*What to do*:
Reproduce the material that follows, please, but only from its first line to the line containing "PLOT_L, PLOT_W, PLOT_B, PLOT_H", inclusive.

*Supplied information*:
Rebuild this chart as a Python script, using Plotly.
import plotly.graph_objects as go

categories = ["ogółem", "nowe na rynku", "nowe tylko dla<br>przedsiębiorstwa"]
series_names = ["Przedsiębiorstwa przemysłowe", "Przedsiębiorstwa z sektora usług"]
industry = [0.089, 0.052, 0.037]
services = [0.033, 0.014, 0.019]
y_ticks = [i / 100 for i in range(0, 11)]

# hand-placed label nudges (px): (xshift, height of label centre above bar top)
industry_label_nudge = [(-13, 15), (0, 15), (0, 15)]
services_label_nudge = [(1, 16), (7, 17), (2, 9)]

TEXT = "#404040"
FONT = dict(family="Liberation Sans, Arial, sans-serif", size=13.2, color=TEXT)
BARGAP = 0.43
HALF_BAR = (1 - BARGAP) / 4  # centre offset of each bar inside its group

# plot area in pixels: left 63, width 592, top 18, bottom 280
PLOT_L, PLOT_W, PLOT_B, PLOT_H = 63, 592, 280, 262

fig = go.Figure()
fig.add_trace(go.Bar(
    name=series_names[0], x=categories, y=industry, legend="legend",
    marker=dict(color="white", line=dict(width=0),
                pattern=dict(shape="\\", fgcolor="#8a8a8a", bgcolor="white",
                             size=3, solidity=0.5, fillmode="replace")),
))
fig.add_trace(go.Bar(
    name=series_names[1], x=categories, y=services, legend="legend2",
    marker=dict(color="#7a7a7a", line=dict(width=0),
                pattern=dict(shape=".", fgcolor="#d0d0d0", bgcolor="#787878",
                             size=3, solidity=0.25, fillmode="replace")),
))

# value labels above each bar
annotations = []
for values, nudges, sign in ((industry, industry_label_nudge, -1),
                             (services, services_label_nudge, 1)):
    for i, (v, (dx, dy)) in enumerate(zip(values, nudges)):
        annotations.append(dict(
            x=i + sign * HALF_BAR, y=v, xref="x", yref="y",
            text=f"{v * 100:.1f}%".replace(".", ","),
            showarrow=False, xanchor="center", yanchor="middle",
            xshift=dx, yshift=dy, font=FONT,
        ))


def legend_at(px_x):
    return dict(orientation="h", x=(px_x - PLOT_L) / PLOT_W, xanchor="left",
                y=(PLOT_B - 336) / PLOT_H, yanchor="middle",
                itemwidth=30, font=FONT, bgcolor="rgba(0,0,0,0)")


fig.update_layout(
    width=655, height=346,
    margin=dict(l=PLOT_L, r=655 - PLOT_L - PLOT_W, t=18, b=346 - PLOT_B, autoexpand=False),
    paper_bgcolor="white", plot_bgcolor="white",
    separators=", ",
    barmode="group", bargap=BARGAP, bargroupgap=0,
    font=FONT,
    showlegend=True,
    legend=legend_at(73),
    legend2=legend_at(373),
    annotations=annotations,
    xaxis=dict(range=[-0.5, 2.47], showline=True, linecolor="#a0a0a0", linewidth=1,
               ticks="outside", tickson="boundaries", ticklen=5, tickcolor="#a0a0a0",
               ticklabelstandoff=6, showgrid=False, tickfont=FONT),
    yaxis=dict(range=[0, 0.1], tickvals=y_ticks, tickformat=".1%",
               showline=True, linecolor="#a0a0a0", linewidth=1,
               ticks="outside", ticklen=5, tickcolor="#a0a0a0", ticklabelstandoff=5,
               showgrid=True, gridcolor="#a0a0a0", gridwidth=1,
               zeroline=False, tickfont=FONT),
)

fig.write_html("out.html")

*Response to this task*:
Rebuild this chart as a Python script, using Plotly.
import plotly.graph_objects as go

categories = ["ogółem", "nowe na rynku", "nowe tylko dla<br>przedsiębiorstwa"]
series_names = ["Przedsiębiorstwa przemysłowe", "Przedsiębiorstwa z sektora usług"]
industry = [0.089, 0.052, 0.037]
services = [0.033, 0.014, 0.019]
y_ticks = [i / 100 for i in range(0, 11)]

# hand-placed label nudges (px): (xshift, height of label centre above bar top)
industry_label_nudge = [(-13, 15), (0, 15), (0, 15)]
services_label_nudge = [(1, 16), (7, 17), (2, 9)]

TEXT = "#404040"
FONT = dict(family="Liberation Sans, Arial, sans-serif", size=13.2, color=TEXT)
BARGAP = 0.43
HALF_BAR = (1 - BARGAP) / 4  # centre offset of each bar inside its group

# plot area in pixels: left 63, width 592, top 18, bottom 280
PLOT_L, PLOT_W, PLOT_B, PLOT_H = 63, 592, 280, 262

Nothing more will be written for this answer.